* **TASK DESCRIPTION**: Output each line exactly as it appears, skipping any embedded picture.

* **DATA SHOWN**:
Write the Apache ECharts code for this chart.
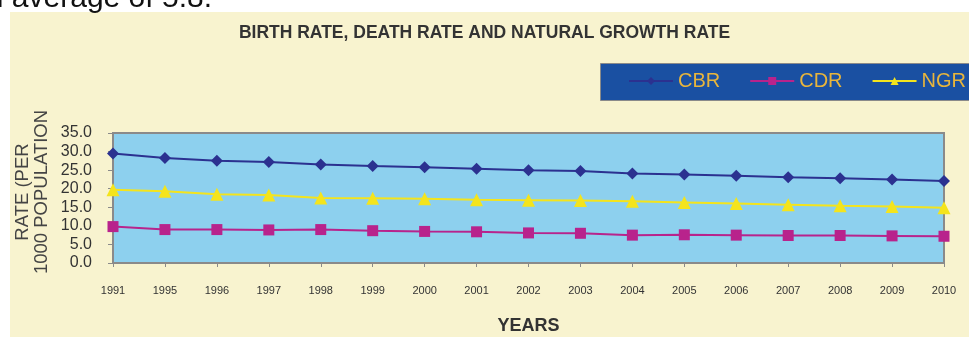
<!DOCTYPE html>
<html>
<head>
<meta charset="utf-8">
<script src="https://cdn.jsdelivr.net/npm/echarts@6/dist/echarts.min.js"></script>
<style>html,body{margin:0;padding:0;background:#fff;}#c{width:969px;height:337px;}</style>
</head>
<body>
<div id="c"></div>
<script>
var years = ['1991','1995','1996','1997','1998','1999','2000','2001','2002','2003','2004','2005','2006','2007','2008','2009','2010'];
var cbr = [29.5, 28.3, 27.5, 27.2, 26.5, 26.1, 25.8, 25.4, 25.0, 24.8, 24.1, 23.8, 23.5, 23.1, 22.8, 22.5, 22.1];
var cdr = [9.8, 9.0, 9.0, 8.9, 9.0, 8.7, 8.5, 8.4, 8.1, 8.0, 7.5, 7.6, 7.5, 7.4, 7.4, 7.3, 7.2];
var ngr = [19.7, 19.3, 18.5, 18.3, 17.5, 17.4, 17.3, 17.0, 16.9, 16.8, 16.6, 16.3, 16.0, 15.7, 15.4, 15.2, 14.9];
var yMin = 0, yMax = 35, yStep = 5;

var font = 'Liberation Sans, Arial, sans-serif';
var chart = echarts.init(document.getElementById('c'));
chart.setOption({
  backgroundColor: '#ffffff',
  animation: false,
  title: {
    text: 'BIRTH RATE, DEATH RATE AND NATURAL GROWTH RATE',
    left: 'center', top: 19,
    textStyle: { fontFamily: font, fontSize: 17.5, fontWeight: 'bold', color: '#333333' }
  },
  graphic: [
    { type: 'rect', z: -10, shape: { x: 10, y: 12, width: 970, height: 330 }, style: { fill: '#f8f3cf' } },
    { type: 'rect', z: -5, shape: { x: 600.5, y: 63.5, width: 380, height: 37 }, style: { fill: '#1a50a2', stroke: '#8a8a8a', lineWidth: 1 } },
    { type: 'text', z: 10, x: 212, y: -1, style: { text: 'an average of 5.8.', fontFamily: font, fontSize: 30, fill: '#111111', align: 'right', verticalAlign: 'middle' } },
    { type: 'text', z: 10, x: 32, y: 192, rotation: Math.PI / 2,
      style: { text: 'RATE (PER\n1000 POPULATION', fontFamily: font, fontSize: 18.5, lineHeight: 19, fill: '#444444', align: 'center', verticalAlign: 'middle' } }
  ],
  legend: {
    left: 600, top: 62,
    padding: [9, 0, 9, 28],
    itemWidth: 44, itemHeight: 10, itemGap: 29,
    textStyle: { fontFamily: font, fontSize: 20, color: '#e8b53c' },
    data: ['CBR', 'CDR', 'NGR']
  },
  grid: {
    left: 113, right: 25, top: 133, bottom: 74,
    show: true, backgroundColor: '#8dd0ee', borderColor: '#8a8a8a', borderWidth: 2
  },
  xAxis: {
    type: 'category', data: years, boundaryGap: false,
    name: 'YEARS', nameLocation: 'middle', nameGap: 54,
    nameTextStyle: { fontFamily: font, fontSize: 18, fontWeight: 'bold', color: '#333333' },
    axisLine: { lineStyle: { color: '#8a8a8a', width: 1.5 } },
    axisTick: { show: true, inside: false, length: 4, alignWithLabel: true, lineStyle: { color: '#8a8a8a' } },
    axisLabel: { fontFamily: font, fontSize: 11, color: '#333333', margin: 22, interval: 0 },
    splitLine: { show: false }
  },
  yAxis: {
    type: 'value', min: yMin, max: yMax, interval: yStep,
    axisLine: { show: true, lineStyle: { color: '#8a8a8a', width: 1.5 } },
    axisTick: { show: true, inside: false, length: 5, lineStyle: { color: '#8a8a8a' } },
    axisLabel: { fontFamily: font, fontSize: 16, color: '#333333', margin: 21, formatter: function (v) { return v.toFixed(1); } },
    splitLine: { show: false }
  },
  series: [
    { name: 'CBR', type: 'line', data: cbr, symbol: 'diamond', symbolSize: 12,
      itemStyle: { color: '#2b3190' }, lineStyle: { color: '#2b3190', width: 2 } },
    { name: 'CDR', type: 'line', data: cdr, symbol: 'rect', symbolSize: 11,
      itemStyle: { color: '#b8238c' }, lineStyle: { color: '#b8238c', width: 2 } },
    { name: 'NGR', type: 'line', data: ngr, symbol: 'triangle', symbolSize: 13,
      itemStyle: { color: '#f4e41c' }, lineStyle: { color: '#f4e41c', width: 2 } }
  ]
});
</script>
</body>
</html>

* **IN RESPONSE**:
Write the Apache ECharts code for this chart.
<!DOCTYPE html>
<html>
<head>
<meta charset="utf-8">
<script src="https://cdn.jsdelivr.net/npm/echarts@6/dist/echarts.min.js"></script>
<style>html,body{margin:0;padding:0;background:#fff;}#c{width:969px;height:337px;}</style>
</head>
<body>
<div id="c"></div>
<script>
var years = ['1991','1995','1996','1997','1998','1999','2000','2001','2002','2003','2004','2005','2006','2007','2008','2009','2010'];
var cbr = [29.5, 28.3, 27.5, 27.2, 26.5, 26.1, 25.8, 25.4, 25.0, 24.8, 24.1, 23.8, 23.5, 23.1, 22.8, 22.5, 22.1];
var cdr = [9.8, 9.0, 9.0, 8.9, 9.0, 8.7, 8.5, 8.4, 8.1, 8.0, 7.5, 7.6, 7.5, 7.4, 7.4, 7.3, 7.2];
var ngr = [19.7, 19.3, 18.5, 18.3, 17.5, 17.4, 17.3, 17.0, 16.9, 16.8, 16.6, 16.3, 16.0, 15.7, 15.4, 15.2, 14.9];
var yMin = 0, yMax = 35, yStep = 5;

var font = 'Liberation Sans, Arial, sans-serif';
var chart = echarts.init(document.getElementById('c'));
chart.setOption({
  backgroundColor: '#ffffff',
  animation: false,
  title: {
    text: 'BIRTH RATE, DEATH RATE AND NATURAL GROWTH RATE',
    left: 'center', top: 19,
    textStyle: { fontFamily: font, fontSize: 17.5, fontWeight: 'bold', color: '#333333' }
  },
  graphic: [
    { type: 'rect', z: -10, shape: { x: 10, y: 12, width: 970, height: 330 }, style: { fill: '#f8f3cf' } },
    { type: 'rect', z: -5, shape: { x: 600.5, y: 63.5, width: 380, height: 37 }, style: { fill: '#1a50a2', stroke: '#8a8a8a', lineWidth: 1 } },
    { type: 'text', z: 10, x: 212, y: -1, style: { text: 'an average of 5.8.', fontFamily: font, fontSize: 30, fill: '#111111', align: 'right', verticalAlign: 'middle' } },
    { type: 'text', z: 10, x: 32, y: 192, rotation: Math.PI / 2,
      style: { text: 'RATE (PER\n1000 POPULATION', fontFamily: font, fontSize: 18.5, lineHeight: 19, fill: '#444444', align: 'center', verticalAlign: 'middle' } }
  ],
  legend: {
    left: 600, top: 62,
    padding: [9, 0, 9, 28],
    itemWidth: 44, itemHeight: 10, itemGap: 29,
    textStyle: { fontFamily: font, fontSize: 20, color: '#e8b53c' },
    data: ['CBR', 'CDR', 'NGR']
  },
  grid: {
    left: 113, right: 25, top: 133, bottom: 74,
    show: true, backgroundColor: '#8dd0ee', borderColor: '#8a8a8a', borderWidth: 2
  },
  xAxis: {
    type: 'category', data: years, boundaryGap: false,
    name: 'YEARS', nameLocation: 'middle', nameGap: 54,
    nameTextStyle: { fontFamily: font, fontSize: 18, fontWeight: 'bold', color: '#333333' },
    axisLine: { lineStyle: { color: '#8a8a8a', width: 1.5 } },
    axisTick: { show: true, inside: false, length: 4, alignWithLabel: true, lineStyle: { color: '#8a8a8a' } },
    axisLabel: { fontFamily: font, fontSize: 11, color: '#333333', margin: 22, interval: 0 },
    splitLine: { show: false }
  },
  yAxis: {
    type: 'value', min: yMin, max: yMax, interval: yStep,
    axisLine: { show: true, lineStyle: { color: '#8a8a8a', width: 1.5 } },
    axisTick: { show: true, inside: false, length: 5, lineStyle: { color: '#8a8a8a' } },
    axisLabel: { fontFamily: font, fontSize: 16, color: '#333333', margin: 21, formatter: function (v) { return v.toFixed(1); } },
    splitLine: { show: false }
  },
  series: [
    { name: 'CBR', type: 'line', data: cbr, symbol: 'diamond', symbolSize: 12,
      itemStyle: { color: '#2b3190' }, lineStyle: { color: '#2b3190', width: 2 } },
    { name: 'CDR', type: 'line', data: cdr, symbol: 'rect', symbolSize: 11,
      itemStyle: { color: '#b8238c' }, lineStyle: { color: '#b8238c', width: 2 } },
    { name: 'NGR', type: 'line', data: ngr, symbol: 'triangle', symbolSize: 13,
      itemStyle: { color: '#f4e41c' }, lineStyle: { color: '#f4e41c', width: 2 } }
  ]
});
</script>
</body>
</html>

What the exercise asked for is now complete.